— begin —

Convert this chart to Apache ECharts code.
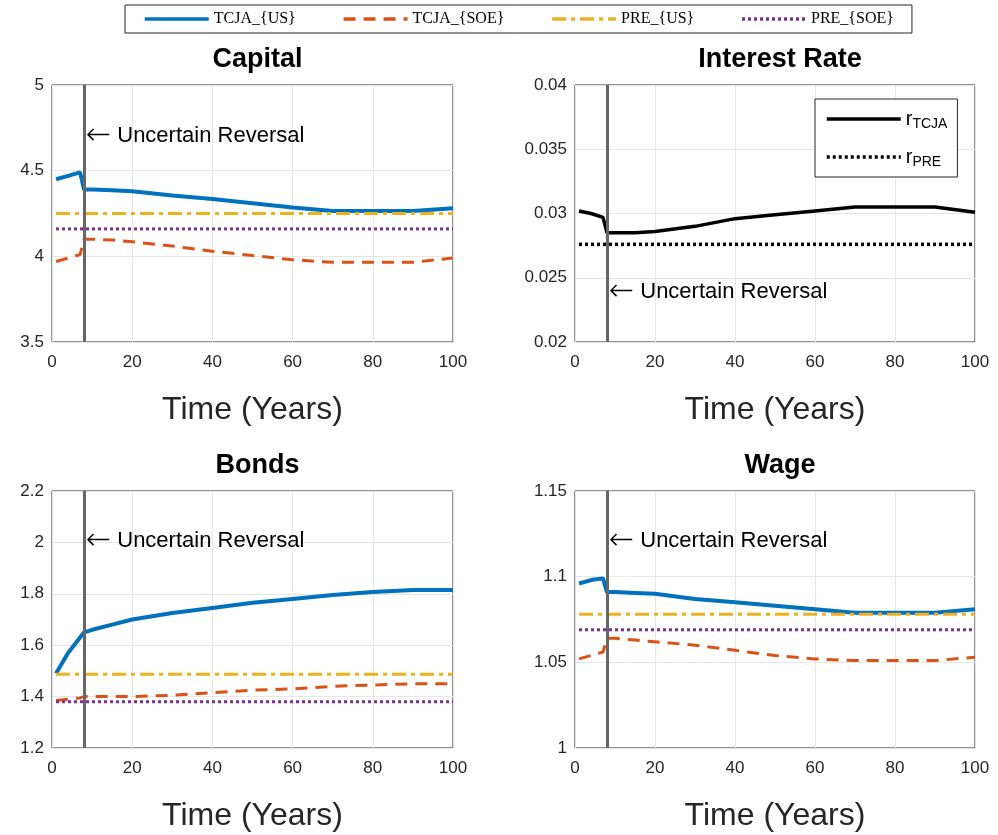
<!DOCTYPE html>
<html><head><meta charset="utf-8">
<script src="https://cdn.jsdelivr.net/npm/echarts@6/dist/echarts.min.js"></script>
<style>html,body{margin:0;background:#fff}#c{width:998px;height:835px}</style>
</head><body><div id="c"></div>
<script>
var tX = [1, 4, 7, 8, 10, 15, 20, 30, 40, 50, 60, 70, 80, 90, 100];
var capUS = [4.45, 4.47, 4.49, 4.39, 4.39, 4.385, 4.38, 4.355, 4.335, 4.31, 4.285, 4.265, 4.265, 4.265, 4.28];
var capSOE = [3.97, 3.99, 4.01, 4.10, 4.10, 4.095, 4.085, 4.06, 4.03, 4.005, 3.98, 3.965, 3.965, 3.965, 3.99];
var capPRE = [4.25, 4.16];
var rateTCJA = [0.0302, 0.0300, 0.0297, 0.0285, 0.0285, 0.0285, 0.0286, 0.0290, 0.0296, 0.0299, 0.0302, 0.0305, 0.0305, 0.0305, 0.0301];
var ratePRE = 0.0276;
var bondUS = [1.49, 1.57, 1.63, 1.65, 1.66, 1.68, 1.70, 1.725, 1.745, 1.765, 1.78, 1.795, 1.807, 1.815, 1.815];
var bondSOE = [1.385, 1.39, 1.395, 1.40, 1.40, 1.40, 1.40, 1.405, 1.415, 1.425, 1.43, 1.44, 1.445, 1.45, 1.45];
var bondPRE = [1.487, 1.38];
var wageUS = [1.096, 1.098, 1.099, 1.091, 1.091, 1.0905, 1.090, 1.087, 1.085, 1.083, 1.081, 1.079, 1.079, 1.079, 1.081];
var wageSOE = [1.052, 1.054, 1.056, 1.064, 1.064, 1.063, 1.062, 1.060, 1.057, 1.054, 1.052, 1.051, 1.051, 1.051, 1.053];
var wagePRE = [1.078, 1.069];
var reversalT = 8;

var C = {us: '#0072BD', soe: '#D95319', preUS: '#EDB120', preSOE: '#7E2F8E'};
var styles = {
  us: {color: C.us, width: 4, type: 'solid'},
  soe: {color: C.soe, width: 3, type: [12, 8]},
  preUS: {color: C.preUS, width: 3, type: [14, 5, 4, 5]},
  preSOE: {color: C.preSOE, width: 3, type: [3, 3]}
};
function pairs(ys) { return tX.map(function (x, i) { return [x, ys[i]]; }); }
function flat(v) { return [[1, v], [100, v]]; }

var grids = [
  {left: 52, top: 85, width: 401, height: 257},
  {left: 575, top: 85, width: 400, height: 257},
  {left: 52, top: 491, width: 401, height: 257},
  {left: 575, top: 491, width: 400, height: 257}
];
var yRanges = [[3.5, 5, 0.5, 1], [0.02, 0.04, 0.005, 3], [1.2, 2.2, 0.2, 1], [1, 1.15, 0.05, 2]];
var titles = ['Capital', 'Interest Rate', 'Bonds', 'Wage'];

var xAxes = [], yAxes = [], series = [];
grids.forEach(function (g, i) {
  g.show = true; g.borderColor = '#262626'; g.borderWidth = 1;
  xAxes.push({gridIndex: i, type: 'value', min: 0, max: 100, interval: 20,
    name: 'Time (Years)', nameLocation: 'middle', nameGap: 52,
    nameTextStyle: {fontSize: 32, color: '#262626', fontFamily: 'Liberation Sans'},
    axisLine: {show: false}, axisTick: {show: false},
    axisLabel: {fontSize: 17, color: '#262626', margin: 12},
    splitLine: {lineStyle: {color: '#e6e6e6'}}});
  var r = yRanges[i];
  yAxes.push({gridIndex: i, type: 'value', min: r[0], max: r[1], interval: r[2],
    axisLine: {show: false}, axisTick: {show: false},
    axisLabel: {fontSize: 17, color: '#262626', margin: 8, formatter: function (v) { return +v.toFixed(r[3]) + ''; }},
    splitLine: {lineStyle: {color: '#e6e6e6'}}});
});

function add(name, gi, data, st, extra) {
  var s = {name: name, type: 'line', xAxisIndex: gi, yAxisIndex: gi, data: data,
    showSymbol: false, symbol: 'none', lineStyle: st, itemStyle: {color: st.color}, z: 3};
  if (extra) s.markLine = extra;
  series.push(s);
}
var vline = {silent: true, symbol: 'none', label: {show: false},
  lineStyle: {color: '#666', width: 3, type: 'solid'}, data: [{xAxis: reversalT}]};

add('TCJA_{US}', 0, pairs(capUS), styles.us, vline);
add('TCJA_{SOE}', 0, pairs(capSOE), styles.soe);
add('PRE_{US}', 0, flat(capPRE[0]), styles.preUS);
add('PRE_{SOE}', 0, flat(capPRE[1]), styles.preSOE);

add('rTCJA', 1, pairs(rateTCJA), {color: '#000', width: 3.5, type: 'solid'}, vline);
add('rPRE', 1, flat(ratePRE), {color: '#000', width: 3.5, type: [3, 3]});

add('TCJA_{US}', 2, pairs(bondUS), styles.us, vline);
add('TCJA_{SOE}', 2, pairs(bondSOE), styles.soe);
add('PRE_{US}', 2, flat(bondPRE[0]), styles.preUS);
add('PRE_{SOE}', 2, flat(bondPRE[1]), styles.preSOE);

add('TCJA_{US}', 3, pairs(wageUS), styles.us, vline);
add('TCJA_{SOE}', 3, pairs(wageSOE), styles.soe);
add('PRE_{US}', 3, flat(wagePRE[0]), styles.preUS);
add('PRE_{SOE}', 3, flat(wagePRE[1]), styles.preSOE);

var titleOpts = titles.map(function (t, i) {
  return {text: t, left: grids[i].left + grids[i].width / 2, textAlign: 'center', top: grids[i].top - 44,
    textStyle: {fontSize: 27, fontWeight: 'bold', color: '#000', fontFamily: 'Liberation Sans'}};
});

var annot = [[86, 121], [609, 277], [86, 526], [609, 526]].map(function (p) {
  return {type: 'text', left: p[0], top: p[1], z: 10,
    style: {text: '{a|\u2190} Uncertain Reversal', fontSize: 22, fill: '#000', fontFamily: 'Liberation Sans',
      rich: {a: {fontSize: 30, fontFamily: 'DejaVu Sans', fontWeight: 100}}}};
});

var chart = echarts.init(document.getElementById('c'));
chart.setOption({
  animation: false,
  title: titleOpts,
  grid: grids, xAxis: xAxes, yAxis: yAxes, series: series,
  graphic: annot,
  legend: [
    {data: ['TCJA_{US}', 'TCJA_{SOE}', 'PRE_{US}', 'PRE_{SOE}'], top: 5, left: 125,
      itemWidth: 64, itemHeight: 14, itemGap: 46, padding: [6, 18],
      borderColor: '#262626', borderWidth: 1, itemStyle: {opacity: 0}, lineStyle: {width: 3.5},
      textStyle: {fontSize: 16, fontFamily: 'Liberation Serif', color: '#000'}},
    {data: ['rTCJA', 'rPRE'], orient: 'vertical', left: 815, top: 99,
      itemWidth: 74, itemGap: 16, padding: [10, 10, 8, 10], itemStyle: {opacity: 0}, lineStyle: {width: 3.5},
      borderColor: '#262626', borderWidth: 1, backgroundColor: '#fff',
      formatter: function (n) { return '{a|r}{b|' + n.slice(1) + '}'; },
      textStyle: {rich: {a: {fontSize: 20, color: '#000', fontFamily: 'Liberation Sans'}, b: {fontSize: 14, color: '#000', fontFamily: 'Liberation Sans', padding: [10, 0, 0, 0]}}}}
  ]
});
</script></body></html>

— end —

Directions - Copy out the listing exactly as it stands, but not the pictures.

Output for this exercise -
Convert this chart to Apache ECharts code.
<!DOCTYPE html>
<html><head><meta charset="utf-8">
<script src="https://cdn.jsdelivr.net/npm/echarts@6/dist/echarts.min.js"></script>
<style>html,body{margin:0;background:#fff}#c{width:998px;height:835px}</style>
</head><body><div id="c"></div>
<script>
var tX = [1, 4, 7, 8, 10, 15, 20, 30, 40, 50, 60, 70, 80, 90, 100];
var capUS = [4.45, 4.47, 4.49, 4.39, 4.39, 4.385, 4.38, 4.355, 4.335, 4.31, 4.285, 4.265, 4.265, 4.265, 4.28];
var capSOE = [3.97, 3.99, 4.01, 4.10, 4.10, 4.095, 4.085, 4.06, 4.03, 4.005, 3.98, 3.965, 3.965, 3.965, 3.99];
var capPRE = [4.25, 4.16];
var rateTCJA = [0.0302, 0.0300, 0.0297, 0.0285, 0.0285, 0.0285, 0.0286, 0.0290, 0.0296, 0.0299, 0.0302, 0.0305, 0.0305, 0.0305, 0.0301];
var ratePRE = 0.0276;
var bondUS = [1.49, 1.57, 1.63, 1.65, 1.66, 1.68, 1.70, 1.725, 1.745, 1.765, 1.78, 1.795, 1.807, 1.815, 1.815];
var bondSOE = [1.385, 1.39, 1.395, 1.40, 1.40, 1.40, 1.40, 1.405, 1.415, 1.425, 1.43, 1.44, 1.445, 1.45, 1.45];
var bondPRE = [1.487, 1.38];
var wageUS = [1.096, 1.098, 1.099, 1.091, 1.091, 1.0905, 1.090, 1.087, 1.085, 1.083, 1.081, 1.079, 1.079, 1.079, 1.081];
var wageSOE = [1.052, 1.054, 1.056, 1.064, 1.064, 1.063, 1.062, 1.060, 1.057, 1.054, 1.052, 1.051, 1.051, 1.051, 1.053];
var wagePRE = [1.078, 1.069];
var reversalT = 8;

var C = {us: '#0072BD', soe: '#D95319', preUS: '#EDB120', preSOE: '#7E2F8E'};
var styles = {
  us: {color: C.us, width: 4, type: 'solid'},
  soe: {color: C.soe, width: 3, type: [12, 8]},
  preUS: {color: C.preUS, width: 3, type: [14, 5, 4, 5]},
  preSOE: {color: C.preSOE, width: 3, type: [3, 3]}
};
function pairs(ys) { return tX.map(function (x, i) { return [x, ys[i]]; }); }
function flat(v) { return [[1, v], [100, v]]; }

var grids = [
  {left: 52, top: 85, width: 401, height: 257},
  {left: 575, top: 85, width: 400, height: 257},
  {left: 52, top: 491, width: 401, height: 257},
  {left: 575, top: 491, width: 400, height: 257}
];
var yRanges = [[3.5, 5, 0.5, 1], [0.02, 0.04, 0.005, 3], [1.2, 2.2, 0.2, 1], [1, 1.15, 0.05, 2]];
var titles = ['Capital', 'Interest Rate', 'Bonds', 'Wage'];

var xAxes = [], yAxes = [], series = [];
grids.forEach(function (g, i) {
  g.show = true; g.borderColor = '#262626'; g.borderWidth = 1;
  xAxes.push({gridIndex: i, type: 'value', min: 0, max: 100, interval: 20,
    name: 'Time (Years)', nameLocation: 'middle', nameGap: 52,
    nameTextStyle: {fontSize: 32, color: '#262626', fontFamily: 'Liberation Sans'},
    axisLine: {show: false}, axisTick: {show: false},
    axisLabel: {fontSize: 17, color: '#262626', margin: 12},
    splitLine: {lineStyle: {color: '#e6e6e6'}}});
  var r = yRanges[i];
  yAxes.push({gridIndex: i, type: 'value', min: r[0], max: r[1], interval: r[2],
    axisLine: {show: false}, axisTick: {show: false},
    axisLabel: {fontSize: 17, color: '#262626', margin: 8, formatter: function (v) { return +v.toFixed(r[3]) + ''; }},
    splitLine: {lineStyle: {color: '#e6e6e6'}}});
});

function add(name, gi, data, st, extra) {
  var s = {name: name, type: 'line', xAxisIndex: gi, yAxisIndex: gi, data: data,
    showSymbol: false, symbol: 'none', lineStyle: st, itemStyle: {color: st.color}, z: 3};
  if (extra) s.markLine = extra;
  series.push(s);
}
var vline = {silent: true, symbol: 'none', label: {show: false},
  lineStyle: {color: '#666', width: 3, type: 'solid'}, data: [{xAxis: reversalT}]};

add('TCJA_{US}', 0, pairs(capUS), styles.us, vline);
add('TCJA_{SOE}', 0, pairs(capSOE), styles.soe);
add('PRE_{US}', 0, flat(capPRE[0]), styles.preUS);
add('PRE_{SOE}', 0, flat(capPRE[1]), styles.preSOE);

add('rTCJA', 1, pairs(rateTCJA), {color: '#000', width: 3.5, type: 'solid'}, vline);
add('rPRE', 1, flat(ratePRE), {color: '#000', width: 3.5, type: [3, 3]});

add('TCJA_{US}', 2, pairs(bondUS), styles.us, vline);
add('TCJA_{SOE}', 2, pairs(bondSOE), styles.soe);
add('PRE_{US}', 2, flat(bondPRE[0]), styles.preUS);
add('PRE_{SOE}', 2, flat(bondPRE[1]), styles.preSOE);

add('TCJA_{US}', 3, pairs(wageUS), styles.us, vline);
add('TCJA_{SOE}', 3, pairs(wageSOE), styles.soe);
add('PRE_{US}', 3, flat(wagePRE[0]), styles.preUS);
add('PRE_{SOE}', 3, flat(wagePRE[1]), styles.preSOE);

var titleOpts = titles.map(function (t, i) {
  return {text: t, left: grids[i].left + grids[i].width / 2, textAlign: 'center', top: grids[i].top - 44,
    textStyle: {fontSize: 27, fontWeight: 'bold', color: '#000', fontFamily: 'Liberation Sans'}};
});

var annot = [[86, 121], [609, 277], [86, 526], [609, 526]].map(function (p) {
  return {type: 'text', left: p[0], top: p[1], z: 10,
    style: {text: '{a|\u2190} Uncertain Reversal', fontSize: 22, fill: '#000', fontFamily: 'Liberation Sans',
      rich: {a: {fontSize: 30, fontFamily: 'DejaVu Sans', fontWeight: 100}}}};
});

var chart = echarts.init(document.getElementById('c'));
chart.setOption({
  animation: false,
  title: titleOpts,
  grid: grids, xAxis: xAxes, yAxis: yAxes, series: series,
  graphic: annot,
  legend: [
    {data: ['TCJA_{US}', 'TCJA_{SOE}', 'PRE_{US}', 'PRE_{SOE}'], top: 5, left: 125,
      itemWidth: 64, itemHeight: 14, itemGap: 46, padding: [6, 18],
      borderColor: '#262626', borderWidth: 1, itemStyle: {opacity: 0}, lineStyle: {width: 3.5},
      textStyle: {fontSize: 16, fontFamily: 'Liberation Serif', color: '#000'}},
    {data: ['rTCJA', 'rPRE'], orient: 'vertical', left: 815, top: 99,
      itemWidth: 74, itemGap: 16, padding: [10, 10, 8, 10], itemStyle: {opacity: 0}, lineStyle: {width: 3.5},
      borderColor: '#262626', borderWidth: 1, backgroundColor: '#fff',
      formatter: function (n) { return '{a|r}{b|' + n.slice(1) + '}'; },
      textStyle: {rich: {a: {fontSize: 20, color: '#000', fontFamily: 'Liberation Sans'}, b: {fontSize: 14, color: '#000', fontFamily: 'Liberation Sans', padding: [10, 0, 0, 0]}}}}
  ]
});
</script></body></html>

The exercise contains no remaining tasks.